None of this suggests smooth sailing.
Political reaction to the Supreme Court decision may generate fresh volatility. Legislative countermeasures are possible. Trade partners will interpret the ruling through their own strategic lens.
Markets dislike escalation. They tolerate adjustment.
President Trump’s tariff strategy was framed as decisive and transformative. The economic payoff has been harder to quantify. Growth has moderated. Inflation has proven sticky. The trade deficit has not undergone a dramatic structural shift.
Investors are pragmatic. A policy losing legal traction does not automatically trigger a sell-off.

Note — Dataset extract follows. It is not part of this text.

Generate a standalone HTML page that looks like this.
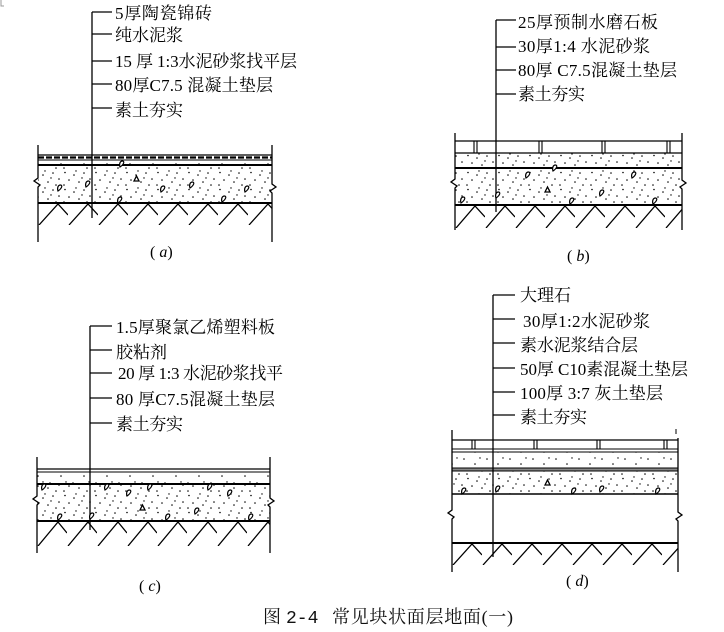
<!DOCTYPE html>
<html><head><meta charset="utf-8">
<style>
html,body{margin:0;padding:0;background:#fff;}
svg{display:block;}
text{font-family:"Liberation Serif","Noto Serif CJK SC",serif;font-size:17px;fill:#000;}
.cap{font-family:"Liberation Serif","Noto Serif CJK SC",serif;font-size:18px;fill:#111;}
.mono{font-family:"Liberation Mono",monospace;font-size:18px;fill:#111;}
</style></head>
<body>
<svg width="724" height="632" viewBox="0 0 724 632" xmlns="http://www.w3.org/2000/svg">
<defs>
  <pattern id="dots" patternUnits="userSpaceOnUse" width="31" height="17">
    <g fill="#000">
      <circle cx="3" cy="2.5" r="0.8"/><circle cx="12" cy="5" r="0.8"/><circle cx="22" cy="3" r="0.8"/>
      <circle cx="28" cy="9" r="0.8"/><circle cx="7" cy="10" r="0.8"/><circle cx="17" cy="12" r="0.8"/>
      <circle cx="25" cy="15" r="0.8"/><circle cx="2" cy="15" r="0.8"/><circle cx="14" cy="1" r="0.7"/>
      <circle cx="20" cy="8" r="0.7"/>
    </g>
  </pattern>
  <pattern id="sdots" patternUnits="userSpaceOnUse" width="23" height="12">
    <g fill="#000">
      <circle cx="4" cy="3" r="0.8"/><circle cx="15" cy="8" r="0.8"/><circle cx="20" cy="2" r="0.7"/>
    </g>
  </pattern>
  <pattern id="hA" patternUnits="userSpaceOnUse" x="38" y="203" width="30" height="22">
    <path d="M1,22 L20,1 L30,12" fill="none" stroke="#000" stroke-width="1.3"/>
  </pattern>
  <pattern id="hB" patternUnits="userSpaceOnUse" x="455" y="205" width="30" height="23">
    <path d="M1,23 L20,1 L30,12" fill="none" stroke="#000" stroke-width="1.3"/>
  </pattern>
  <pattern id="hC" patternUnits="userSpaceOnUse" x="37" y="521" width="30" height="25">
    <path d="M1,25 L21,1 L30,12" fill="none" stroke="#000" stroke-width="1.3"/>
  </pattern>
  <pattern id="hD" patternUnits="userSpaceOnUse" x="452" y="543" width="30" height="22">
    <path d="M1,22 L20,1 L30,12" fill="none" stroke="#000" stroke-width="1.3"/>
  </pattern>
  <path id="tri" d="M0,0 l2.5,-5 l2.5,5 z" fill="#fff" stroke="#000" stroke-width="1.3"/>
  <path id="blob" d="M0,0 c-1,-3 0,-6 2.5,-6 c2,0 2,3 -2.5,6 z" fill="#fff" stroke="#000" stroke-width="1.2"/>
</defs>

<path d="M1,0 V6 H4" fill="none" stroke="#999" stroke-width="1"/>

<!-- ================= Panel (a) ================= -->
<g stroke="#000" fill="none">
  <rect x="38" y="165" width="234" height="38" fill="url(#dots)" stroke="none"/>
  <rect x="38" y="160" width="234" height="5" fill="url(#sdots)" stroke="none"/>
  <rect x="38" y="203" width="234" height="22" fill="url(#hA)" stroke="none"/>
  <line x1="38" y1="155" x2="272" y2="155" stroke-width="1.2"/>
  <line x1="38" y1="157.5" x2="272" y2="157.5" stroke-width="2.2" stroke-dasharray="6 2"/>
  <line x1="38" y1="160" x2="272" y2="160" stroke-width="1"/>
  <line x1="38" y1="165" x2="272" y2="165" stroke-width="2"/>
  <line x1="38" y1="203" x2="272" y2="203" stroke-width="2"/>
  <path d="M38,145 V178 L34,181 L40,185 L38,187 V242" stroke-width="1.3"/>
  <path d="M272,145 V184 L276,187 L270,191 L272,193 V242" stroke-width="1.3"/>
  <path d="M92,12 V218 M92,12 H112 M92,34 H112 M92,61 H112 M92,84 H112 M92,108 H112" stroke-width="1.3"/>
</g>
<g>
  <use href="#tri" x="134" y="181"/><use href="#blob" x="58" y="191"/><use href="#blob" x="86" y="187"/>
  <use href="#blob" x="161" y="192"/><use href="#blob" x="190" y="188"/><use href="#blob" x="245" y="192"/>
  <use href="#blob" x="118" y="203"/><use href="#blob" x="222" y="202"/><use href="#blob" x="120" y="167"/>
</g>
<text x="115" y="19" textLength="97" lengthAdjust="spacing">5厚陶瓷锦砖</text>
<text x="115" y="41" textLength="68" lengthAdjust="spacing">纯水泥浆</text>
<text x="115" y="67" textLength="182" lengthAdjust="spacing">15 厚 1:3水泥砂浆找平层</text>
<text x="115" y="91" textLength="158" lengthAdjust="spacing">80厚C7.5 混凝土垫层</text>
<text x="115" y="116" textLength="68" lengthAdjust="spacing">素土夯实</text>
<text x="150" y="257" style="font-size:16px">(<tspan font-style="italic"> a</tspan>)</text>

<!-- ================= Panel (b) ================= -->
<g stroke="#000" fill="none">
  <rect x="455" y="153" width="227" height="15" fill="url(#dots)" stroke="none"/>
  <rect x="455" y="168" width="227" height="37" fill="url(#dots)" stroke="none"/>
  <rect x="455" y="205" width="227" height="23" fill="url(#hB)" stroke="none"/>
  <line x1="455" y1="141" x2="682" y2="141" stroke-width="1.2"/>
  <line x1="455" y1="153" x2="682" y2="153" stroke-width="1.2"/>
  <line x1="455" y1="168" x2="682" y2="168" stroke-width="2"/>
  <line x1="455" y1="205" x2="682" y2="205" stroke-width="2"/>
  <path d="M474,141 V153 M477,141 V153 M539,141 V153 M542,141 V153 M602,141 V153 M605,141 V153 M667,141 V153 M670,141 V153" stroke-width="1.1"/>
  <path d="M455,133 V179 L451,182 L457,186 L455,188 V230" stroke-width="1.3"/>
  <path d="M682,133 V180 L686,183 L680,187 L682,189 V230" stroke-width="1.3"/>
  <path d="M496,20 V212 M496,20 H516 M496,47 H516 M496,70 H516 M496,94 H516" stroke-width="1.3"/>
</g>
<g>
  <use href="#blob" x="526" y="178"/><use href="#tri" x="545" y="192"/><use href="#blob" x="600" y="196"/>
  <use href="#blob" x="632" y="178"/><use href="#blob" x="461" y="203"/><use href="#blob" x="496" y="198"/>
  <use href="#blob" x="570" y="204"/><use href="#blob" x="653" y="204"/><use href="#blob" x="553" y="171"/>
</g>
<text x="518" y="28" textLength="140" lengthAdjust="spacing">25厚预制水磨石板</text>
<text x="518" y="52" textLength="132" lengthAdjust="spacing">30厚1:4 水泥砂浆</text>
<text x="518" y="76" textLength="159" lengthAdjust="spacing">80厚 C7.5混凝土垫层</text>
<text x="518" y="100" textLength="67" lengthAdjust="spacing">素土夯实</text>
<text x="567" y="261" style="font-size:16px">(<tspan font-style="italic"> b</tspan>)</text>

<!-- ================= Panel (c) ================= -->
<g stroke="#000" fill="none">
  <rect x="37" y="472" width="233" height="12" fill="url(#sdots)" stroke="none"/>
  <rect x="37" y="484" width="233" height="37" fill="url(#dots)" stroke="none"/>
  <rect x="37" y="521" width="233" height="25" fill="url(#hC)" stroke="none"/>
  <line x1="37" y1="469" x2="270" y2="469" stroke-width="1.2"/>
  <line x1="37" y1="472" x2="270" y2="472" stroke-width="1"/>
  <line x1="37" y1="484" x2="270" y2="484" stroke-width="2"/>
  <line x1="37" y1="521" x2="270" y2="521" stroke-width="2"/>
  <path d="M37,457 V496 L33,499 L39,503 L37,505 V553" stroke-width="1.3"/>
  <path d="M270,457 V498 L274,501 L268,505 L270,507 V553" stroke-width="1.3"/>
  <path d="M90,326 V530 M90,326 H112 M90,350 H112 M90,373 H112 M90,398 H112 M90,423 H112" stroke-width="1.3"/>
</g>
<g>
  <use href="#blob" x="42" y="490"/><use href="#blob" x="105" y="490"/><use href="#blob" x="148" y="490"/>
  <use href="#blob" x="208" y="490"/><use href="#blob" x="127" y="496"/><use href="#blob" x="228" y="496"/>
  <use href="#tri" x="140" y="510"/><use href="#blob" x="195" y="514"/><use href="#blob" x="58" y="520"/>
  <use href="#blob" x="90" y="519"/><use href="#blob" x="166" y="520"/><use href="#blob" x="249" y="520"/>
</g>
<text x="116" y="333" textLength="159" lengthAdjust="spacing">1.5厚聚氯乙烯塑料板</text>
<text x="116" y="358" textLength="51" lengthAdjust="spacing">胶粘剂</text>
<text x="118" y="379" textLength="165" lengthAdjust="spacing">20 厚 1:3 水泥砂浆找平</text>
<text x="116" y="405" textLength="159" lengthAdjust="spacing">80 厚C7.5混凝土垫层</text>
<text x="116" y="430" textLength="67" lengthAdjust="spacing">素土夯实</text>
<text x="139" y="591" style="font-size:16px">(<tspan font-style="italic"> c</tspan>)</text>

<!-- ================= Panel (d) ================= -->
<g stroke="#000" fill="none">
  <rect x="452" y="452" width="226" height="16" fill="url(#sdots)" stroke="none"/>
  <rect x="452" y="471" width="226" height="23" fill="url(#dots)" stroke="none"/>
  <rect x="452" y="468" width="226" height="3" fill="#888" stroke="none"/>
  <rect x="452" y="543" width="226" height="22" fill="url(#hD)" stroke="none"/>
  <line x1="452" y1="440" x2="678" y2="440" stroke-width="1.2"/>
  <line x1="452" y1="449" x2="678" y2="449" stroke-width="1"/>
  <line x1="452" y1="452" x2="678" y2="452" stroke-width="1"/>
  <line x1="452" y1="468" x2="678" y2="468" stroke-width="1"/>
  <line x1="452" y1="471" x2="678" y2="471" stroke-width="1"/>
  <line x1="452" y1="494" x2="678" y2="494" stroke-width="1.5"/>
  <line x1="452" y1="543" x2="678" y2="543" stroke-width="2"/>
  <path d="M472,440 V449 M475,440 V449 M534,440 V449 M537,440 V449 M597,440 V449 M600,440 V449 M664,440 V449 M667,440 V449" stroke-width="1.1"/>
  <path d="M452,430 V510 L448,513 L454,517 L452,519 V572" stroke-width="1.3"/>
  <path d="M678,438 V512 L682,515 L676,519 L678,521 V572" stroke-width="1.3"/>
  <path d="M676,429 V434" stroke-width="1"/>
  <path d="M493,295 V557 M493,295 H515 M493,319 H515 M493,343 H515 M493,368 H515 M493,392 H515 M493,415 H515" stroke-width="1.3"/>
</g>
<g>
  <use href="#tri" x="545" y="485"/><use href="#blob" x="496" y="492"/><use href="#blob" x="600" y="492"/>
  <use href="#blob" x="462" y="494"/><use href="#blob" x="572" y="494"/><use href="#blob" x="656" y="494"/>
</g>
<text x="520" y="301" textLength="51" lengthAdjust="spacing">大理石</text>
<text x="523" y="327" textLength="127" lengthAdjust="spacing">30厚1:2水泥砂浆</text>
<text x="520" y="351" textLength="118" lengthAdjust="spacing">素水泥浆结合层</text>
<text x="520" y="375" textLength="168" lengthAdjust="spacing">50厚 C10素混凝土垫层</text>
<text x="520" y="399" textLength="143" lengthAdjust="spacing">100厚 3:7  灰土垫层</text>
<text x="520" y="423" textLength="67" lengthAdjust="spacing">素土夯实</text>
<text x="566" y="586" style="font-size:16px">(<tspan font-style="italic"> d</tspan>)</text>

<!-- caption -->
<text class="cap" x="263" y="623">图</text>
<text class="mono" x="286" y="623">2-4</text>
<text class="cap" x="332" y="623" textLength="181" lengthAdjust="spacing">常见块状面层地面(一)</text>
</svg>
</body></html>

If the outcome is reduced uncertainty and steadier price dynamics, equities can advance even as the political narrative fractures.
Cautious optimism is the operative phrase.
Risk appetite remains conditional. A renewed surge in consumer prices would alter the equation rapidly. A material slowdown in employment would test confidence. Fiscal expansion without commensurate growth would intensify scrutiny of long-term sustainability.
Markets are not celebrating the unraveling of a policy agenda. They are recalculating probabilities.
The recalibration reflects a sober assessment: an economy that is softer but not broken, inflation that is persistent but not runaway, corporate profitability that is concentrated but still robust in critical sectors.
Trade policy no longer commands the same unilateral authority. Innovation investment continues to compound.
In the end, capital flows toward earnings visibility and structural growth. Tariffs have dominated headlines. AI and tech dominate balance sheets.
Investors are watching carefully, adjusting exposure, and preparing for volatility. They are not retreating.
The tariff agenda is under strain. Financial markets, for now, are choosing to look beyond it.